CANNES, France (Reuters) - Who said the Web was worldwide? Not director Atom Egoyan, whose new film "Adoration" explores just how confining cyberspace can be when a teenager confronts a culture clash that has damaged him and his family.
"Adoration" premiered on Thursday at the Cannes film festival, and following a press screening, Egoyan challenged the notion that the World Wide Web has fostered a global community.
"That's the cliche of the Internet, but the reality is that it exists in small interest groups," Egoyan told reporters.
In "Adoration," the key character is a Toronto teenager named Simon who confesses to a small Web chat room containing only his friends that his Middle-Eastern father planted a bomb in the suitcase of his Canadian mother, who was pregnant with Simon at the time, as she boarded a plane to Israel.
The bomb was discovered, and no one was hurt.
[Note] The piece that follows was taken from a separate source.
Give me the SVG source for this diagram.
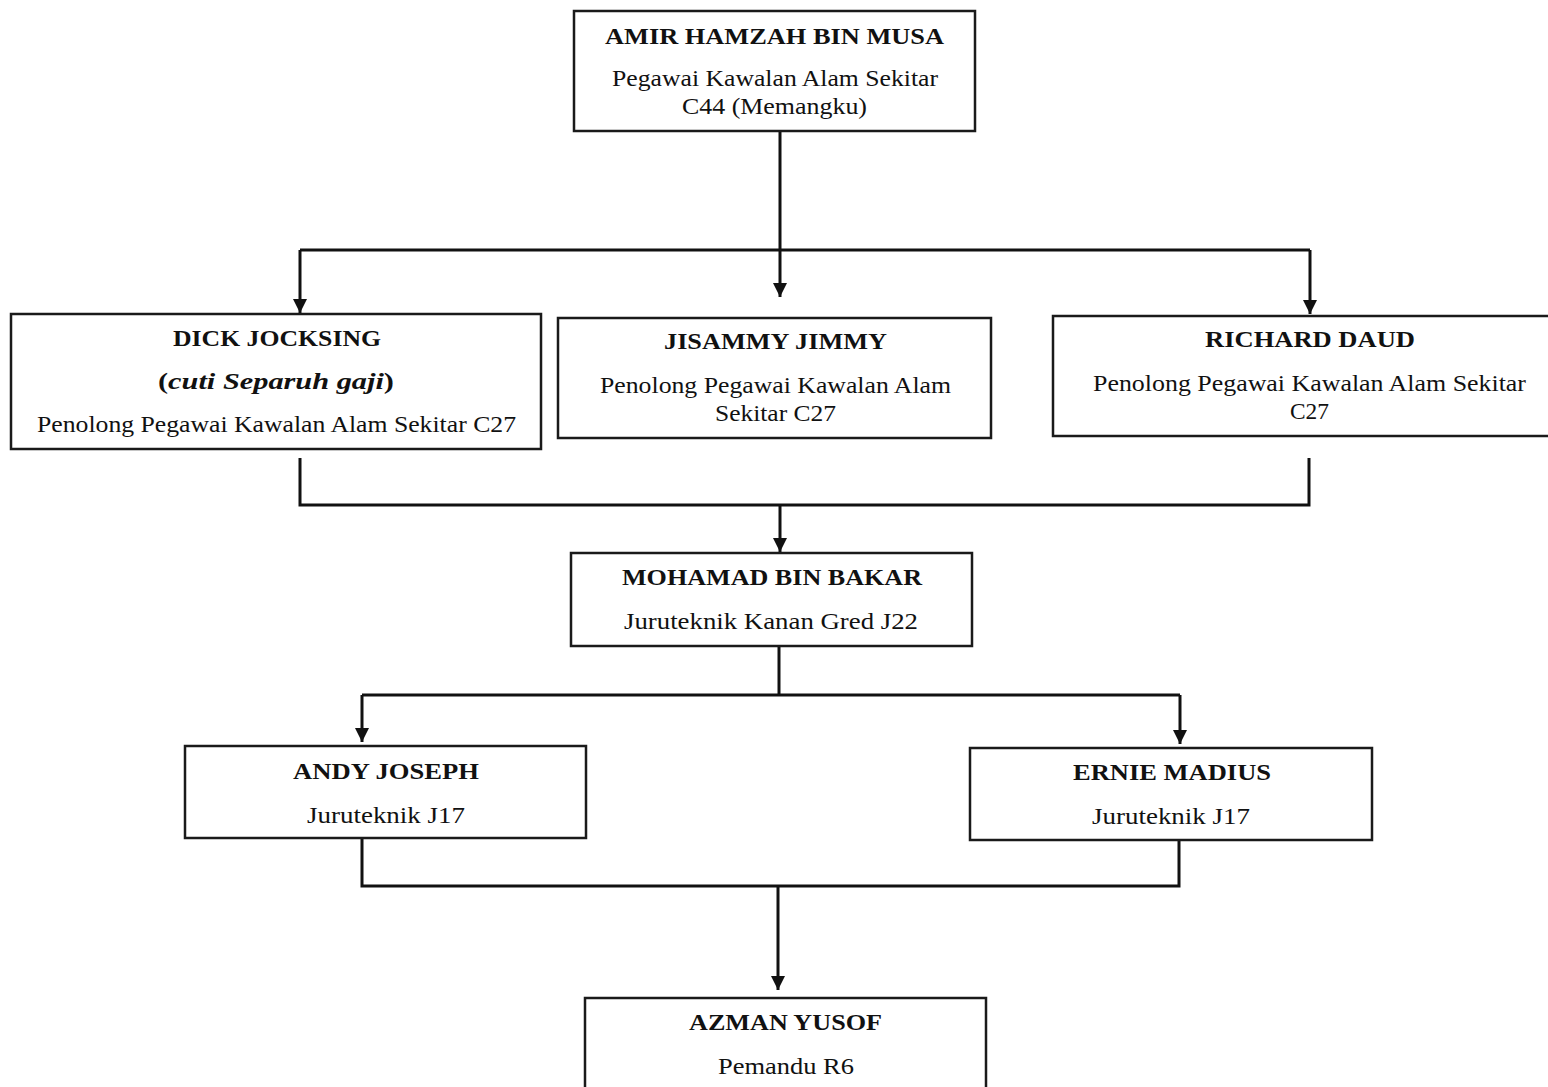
<svg xmlns="http://www.w3.org/2000/svg" width="1548" height="1087" viewBox="0 0 1548 1087">
<style>
.box{fill:#fff;stroke:#1a1a1a;stroke-width:2.5}
.c{fill:none;stroke:#111;stroke-width:3}
.n{font-family:"Liberation Serif","DejaVu Serif",serif;font-weight:bold;font-size:24px;fill:#111}
.t{font-family:"Liberation Serif","DejaVu Serif",serif;font-size:24px;fill:#111}
.i{font-family:"Liberation Serif","DejaVu Serif",serif;font-weight:bold;font-style:italic;font-size:24px;fill:#111}
</style>
<defs>
<marker id="ah" markerUnits="userSpaceOnUse" markerWidth="14" markerHeight="14" refX="14" refY="7" orient="auto">
<path d="M0,0 L14,7 L0,14 z" fill="#111"/>
</marker>
</defs>
<rect width="1548" height="1087" fill="#fff"/>
<g id="connectors">
<path class="c" d="M780,131 V297" marker-end="url(#ah)"/>
<path class="c" d="M300,250 H1310"/>
<path class="c" d="M300,250 V313" marker-end="url(#ah)"/>
<path class="c" d="M1310,250 V314" marker-end="url(#ah)"/>
<path class="c" d="M300,458 V505 H1309 V458"/>
<path class="c" d="M780,505 V552" marker-end="url(#ah)"/>
<path class="c" d="M779,646 V695"/>
<path class="c" d="M362,695 H1180"/>
<path class="c" d="M362,695 V742" marker-end="url(#ah)"/>
<path class="c" d="M1180,695 V744" marker-end="url(#ah)"/>
<path class="c" d="M362,838 V886 H1179 V840"/>
<path class="c" d="M778,886 V990" marker-end="url(#ah)"/>
</g>
<g id="amir">
<rect class="box" x="574" y="11" width="401" height="120"/>
<text class="n" x="605" y="44" textLength="339" lengthAdjust="spacingAndGlyphs">AMIR HAMZAH BIN MUSA</text>
<text class="t" x="612" y="86" textLength="326" lengthAdjust="spacingAndGlyphs">Pegawai Kawalan Alam Sekitar</text>
<text class="t" x="682" y="114" textLength="185" lengthAdjust="spacingAndGlyphs">C44 (Memangku)</text>
</g>
<g id="dick">
<rect class="box" x="11" y="314" width="530" height="135"/>
<text class="n" x="173" y="346" textLength="208" lengthAdjust="spacingAndGlyphs">DICK JOCKSING</text>
<text class="i" x="158" y="389" textLength="236" lengthAdjust="spacingAndGlyphs"><tspan font-style="normal">(</tspan>cuti Separuh gaji<tspan font-style="normal">)</tspan></text>
<text class="t" x="37" y="432" textLength="479" lengthAdjust="spacingAndGlyphs">Penolong Pegawai Kawalan Alam Sekitar C27</text>
</g>
<g id="jisammy">
<rect class="box" x="558" y="318" width="433" height="120"/>
<text class="n" x="664" y="349" textLength="223" lengthAdjust="spacingAndGlyphs">JISAMMY JIMMY</text>
<text class="t" x="600" y="393" textLength="351" lengthAdjust="spacingAndGlyphs">Penolong Pegawai Kawalan Alam</text>
<text class="t" x="715" y="421" textLength="121" lengthAdjust="spacingAndGlyphs">Sekitar C27</text>
</g>
<g id="richard">
<rect class="box" x="1053" y="316" width="500" height="120"/>
<text class="n" x="1205" y="347" textLength="210" lengthAdjust="spacingAndGlyphs">RICHARD DAUD</text>
<text class="t" x="1093" y="391" textLength="433" lengthAdjust="spacingAndGlyphs">Penolong Pegawai Kawalan Alam Sekitar</text>
<text class="t" x="1290" y="419" textLength="39" lengthAdjust="spacingAndGlyphs">C27</text>
</g>
<g id="mohamad">
<rect class="box" x="571" y="553" width="401" height="93"/>
<text class="n" x="622" y="585" textLength="300" lengthAdjust="spacingAndGlyphs">MOHAMAD BIN BAKAR</text>
<text class="t" x="624" y="629" textLength="294" lengthAdjust="spacingAndGlyphs">Juruteknik Kanan Gred J22</text>
</g>
<g id="andy">
<rect class="box" x="185" y="746" width="401" height="92"/>
<text class="n" x="293" y="779" textLength="186" lengthAdjust="spacingAndGlyphs">ANDY JOSEPH</text>
<text class="t" x="307" y="823" textLength="158" lengthAdjust="spacingAndGlyphs">Juruteknik J17</text>
</g>
<g id="ernie">
<rect class="box" x="970" y="748" width="402" height="92"/>
<text class="n" x="1073" y="780" textLength="198" lengthAdjust="spacingAndGlyphs">ERNIE MADIUS</text>
<text class="t" x="1092" y="824" textLength="158" lengthAdjust="spacingAndGlyphs">Juruteknik J17</text>
</g>
<g id="azman">
<rect class="box" x="585" y="998" width="401" height="95"/>
<text class="n" x="689" y="1030" textLength="193" lengthAdjust="spacingAndGlyphs">AZMAN YUSOF</text>
<text class="t" x="718" y="1074" textLength="136" lengthAdjust="spacingAndGlyphs">Pemandu R6</text>
</g>
</svg>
But Simon's confession touches off a firestorm of controversy on the Web and fuels a wide range of reactions -- from sympathy to empathy and from love to hate.
But Egoyan does not see the response as coming from a singular collection of people all connected by the Web, but rather as reactions by different groups of Web users who have happened onto a small piece of information on the Internet.
"These are ultimately really closed communities that are responding to each other. It's just drowned out by kind of a global noise," Egoyan said.
Moreover, the Web is just one part of a multi-layered story in "Adoration" that ultimately tells of one teenager coming to a new understanding of himself, as well as his family's dealing with the pain and loss of Simon's mother and father who come from vastly different worlds.